Rental real estate is the third pillar in my cashflow triad. Unlike other asset classes it offers a way to use leverage in a very favorable terms (compared to margin loans on stocks) and it offers great inflation-hedged monthly cashflow. Negative side of the real estate is that unlike stocks or loans, it takes quite a bit of active management to run rentals (luckily I have great partners!)
My first rental was one room appartment in university town Tartu that my girlfriend had inherited from her grandma. Later when we got married, we sold it and bought three room appartment in Tallinn. We lived there for a year and then bought a house – but kept the appartment as an extra-collateral for a mortgage. We rented it out through my company and so far it has been very decent investment.
Couple years later (after big real estate crash in Estonia), I started buying appartments and renovating them together with my friend Kalle. We did couple of flips but our main goal was to build rental appartment portfolio. In 2010-2013 we managed to acquire 5 appartments (mainly financed by loans from private investors and our own equity from flips). In 2014 we bought our first appartment building in the centre of Tallinn. It was a big step forward for us and first time we used bank loan to finance the deal.
Couple of months later we started a real estate investment company with 5 friends and bought 20 small one room appartments in a big appartment complex.

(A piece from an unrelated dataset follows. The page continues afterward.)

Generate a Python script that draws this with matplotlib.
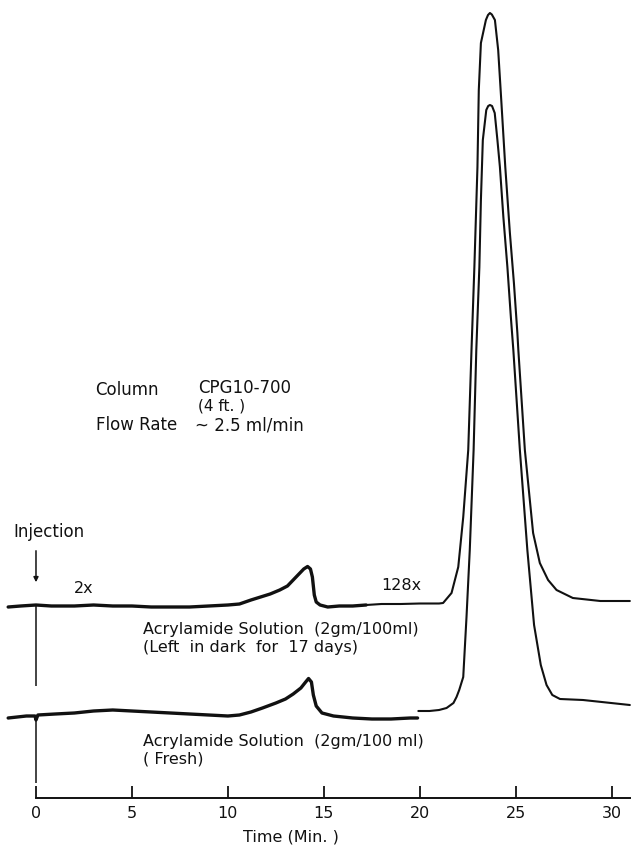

As far as my €10,000/month cashflow goal, real estate plays important part. I have ownership of two companies that invest in rentals (50% in one and 20% in another). Our current plan is to keep building equity and use monthly cashflow to pay off private loans. In 5 years time, we plan to have at least €4,000 free monthly cashflow in 50% owned company (so €2,000 to me) and about €2,500 free monthly cashhflow in 20% owned company (so €500 to me). That would total €2,500 in a month and would be 25% of my €10,000/month goal.